Chicago’s high-end residential market stronger than record-breaking 2021. So far.

Last week’s sale of two $5M+ homes brings tally of luxury home sales to 12 this year

2043 N Clifton Avenue and 451 E Grand Avenue (Google Maps, iStock)
2043 N Clifton Avenue and 451 E Grand Avenue (Google Maps, iStock)

Last week’s sale of two homes for more than $5 million in the city of Chicago brings this year’s tally of luxury single-family houses, condominiums, and co-ops sold to 12, outperforming last year’s numbers during the same period.

A 4,800-square-foot, three-bedroom condo unit on the 61st-floor of One Bennett Park in Streeterville sold for $5.73 million and a 7,790-square-foot, six-bedroom single-family home at 2043 North Clifton Avenue found a new owner for $5.45 million last week, according to Redfin.

The big yard, which is a rare find for single-family homes in the city, is in high demand and was one of the biggest appeals for the buyer of the Lincoln Park neighborhood home, said Emily Sachs Wong, the @properties agent who listed the property.

“In a neighborhood full of houses that are 24-, 25-feet wide, anything wider than that is in high demand,” said Wong. “There’s little inventory of that so we don’t have a lot of those houses in Lincoln Park.”

The first four months are the busiest for luxury homes, following a slow market for real estate with holidays and school winter vacations in November and December. “We are as busy as last year, if not more,” Wong said.

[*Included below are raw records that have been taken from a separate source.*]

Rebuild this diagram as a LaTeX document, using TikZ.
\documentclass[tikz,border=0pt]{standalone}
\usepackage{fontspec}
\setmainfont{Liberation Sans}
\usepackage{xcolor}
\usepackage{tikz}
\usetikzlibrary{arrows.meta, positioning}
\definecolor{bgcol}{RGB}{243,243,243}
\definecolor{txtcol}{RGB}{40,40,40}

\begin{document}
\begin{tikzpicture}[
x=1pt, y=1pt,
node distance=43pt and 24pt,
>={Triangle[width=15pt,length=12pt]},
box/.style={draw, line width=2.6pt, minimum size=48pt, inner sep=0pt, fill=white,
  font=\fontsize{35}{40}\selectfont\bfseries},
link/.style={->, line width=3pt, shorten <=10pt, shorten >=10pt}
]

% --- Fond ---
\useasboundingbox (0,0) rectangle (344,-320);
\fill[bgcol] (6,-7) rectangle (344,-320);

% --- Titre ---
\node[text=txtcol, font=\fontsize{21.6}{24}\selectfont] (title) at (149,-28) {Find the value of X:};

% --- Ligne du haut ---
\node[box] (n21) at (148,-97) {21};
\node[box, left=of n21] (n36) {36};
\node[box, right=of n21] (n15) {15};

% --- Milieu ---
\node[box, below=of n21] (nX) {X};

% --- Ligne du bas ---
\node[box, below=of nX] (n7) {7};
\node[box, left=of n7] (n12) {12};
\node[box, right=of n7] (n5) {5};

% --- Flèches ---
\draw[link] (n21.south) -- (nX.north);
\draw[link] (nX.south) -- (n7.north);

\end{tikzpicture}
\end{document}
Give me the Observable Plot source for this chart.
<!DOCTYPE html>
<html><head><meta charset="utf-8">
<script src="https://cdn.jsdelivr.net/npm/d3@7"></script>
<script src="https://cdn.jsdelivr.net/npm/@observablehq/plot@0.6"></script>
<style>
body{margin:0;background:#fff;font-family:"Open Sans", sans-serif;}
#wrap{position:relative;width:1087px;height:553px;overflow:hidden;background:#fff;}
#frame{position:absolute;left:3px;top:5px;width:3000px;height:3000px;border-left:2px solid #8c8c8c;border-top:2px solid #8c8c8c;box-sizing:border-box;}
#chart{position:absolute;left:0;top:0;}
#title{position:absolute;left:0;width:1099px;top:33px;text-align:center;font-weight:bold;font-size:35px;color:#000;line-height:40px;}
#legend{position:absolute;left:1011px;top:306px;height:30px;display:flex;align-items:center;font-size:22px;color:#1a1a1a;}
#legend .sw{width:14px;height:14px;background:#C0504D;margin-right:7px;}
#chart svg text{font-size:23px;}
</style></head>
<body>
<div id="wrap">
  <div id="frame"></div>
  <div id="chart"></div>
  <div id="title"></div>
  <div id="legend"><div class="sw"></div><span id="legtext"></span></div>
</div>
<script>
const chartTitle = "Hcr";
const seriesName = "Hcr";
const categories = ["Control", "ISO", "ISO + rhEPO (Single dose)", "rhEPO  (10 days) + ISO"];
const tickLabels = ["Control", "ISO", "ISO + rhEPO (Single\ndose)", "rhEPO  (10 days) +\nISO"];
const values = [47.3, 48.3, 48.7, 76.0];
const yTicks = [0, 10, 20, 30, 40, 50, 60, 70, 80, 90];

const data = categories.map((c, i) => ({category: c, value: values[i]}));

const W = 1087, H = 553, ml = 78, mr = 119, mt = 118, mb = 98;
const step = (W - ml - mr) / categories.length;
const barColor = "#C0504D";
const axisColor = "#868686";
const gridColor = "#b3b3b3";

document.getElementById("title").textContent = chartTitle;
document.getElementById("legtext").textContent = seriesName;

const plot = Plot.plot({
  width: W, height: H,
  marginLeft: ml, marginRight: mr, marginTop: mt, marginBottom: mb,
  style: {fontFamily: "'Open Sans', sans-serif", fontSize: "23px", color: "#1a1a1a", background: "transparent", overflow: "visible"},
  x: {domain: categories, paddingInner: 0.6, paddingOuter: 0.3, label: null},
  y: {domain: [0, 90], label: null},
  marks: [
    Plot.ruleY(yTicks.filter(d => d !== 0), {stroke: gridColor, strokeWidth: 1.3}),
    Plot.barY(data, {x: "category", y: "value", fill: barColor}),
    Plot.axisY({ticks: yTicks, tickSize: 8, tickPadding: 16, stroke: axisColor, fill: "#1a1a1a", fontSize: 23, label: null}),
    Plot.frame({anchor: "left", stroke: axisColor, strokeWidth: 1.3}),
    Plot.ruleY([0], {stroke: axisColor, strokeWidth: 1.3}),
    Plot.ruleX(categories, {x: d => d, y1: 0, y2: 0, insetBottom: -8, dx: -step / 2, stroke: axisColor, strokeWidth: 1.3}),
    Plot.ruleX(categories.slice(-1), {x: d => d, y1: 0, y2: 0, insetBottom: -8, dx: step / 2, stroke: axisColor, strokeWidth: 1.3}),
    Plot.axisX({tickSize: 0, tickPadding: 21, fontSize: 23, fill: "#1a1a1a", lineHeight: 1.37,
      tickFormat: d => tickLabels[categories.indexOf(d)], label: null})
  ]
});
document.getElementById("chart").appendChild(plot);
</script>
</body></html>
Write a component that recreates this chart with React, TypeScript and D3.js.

The number of the city’s single-family homes, condos, and co-ops that sold for $4 million and more this year is three times higher than during the same period in 2021. For all of 2021, 66 city homes sold in the same category, according to the Multiple Listing Service. In the city and suburbs combined, more than 100 single-family houses and condos sold with a price tag of more than $4 million in 2021, setting a record for the city’s luxury market, Chicago Crain’s previously reported.

Sign Up for the undefined Newsletter

While high demand, inflation, and low interest rates are pushing prices of properties, “the property needs to be priced correctly for the market and market conditions” said Janet Owen, a broker from Berkshire Hathaway Home Services Chicago. Home prices should not only reflect rising property taxes but should be priced according to the comparables of similar properties, she said.

“You will see that properties that were priced right, sell very quickly,” said Owen. “Properties that started out too high will sell for less than if they had started out correctly from the beginning.”

The hike in interest rates and the escalation of violence in Ukraine, which could potentially affect the U.S. market, are also risks brokers list that could impact the well-performing luxury market.

For now, the drop in Covid cases in Chicago since the end of January, partial return to offices, and low interest rates are encouraging signs for the city’s prospective buyers, who turned to rent during the pandemic.

“People are not waiting to buy,” said Owen who represented the seller for the six-bedroom, 8,400-square-foot home in Lincoln Park in February, this year’s record for the neighborhood.
“They’re not afraid to make a large investment in Chicago. They are selling their smaller homes and upgrading,” she said.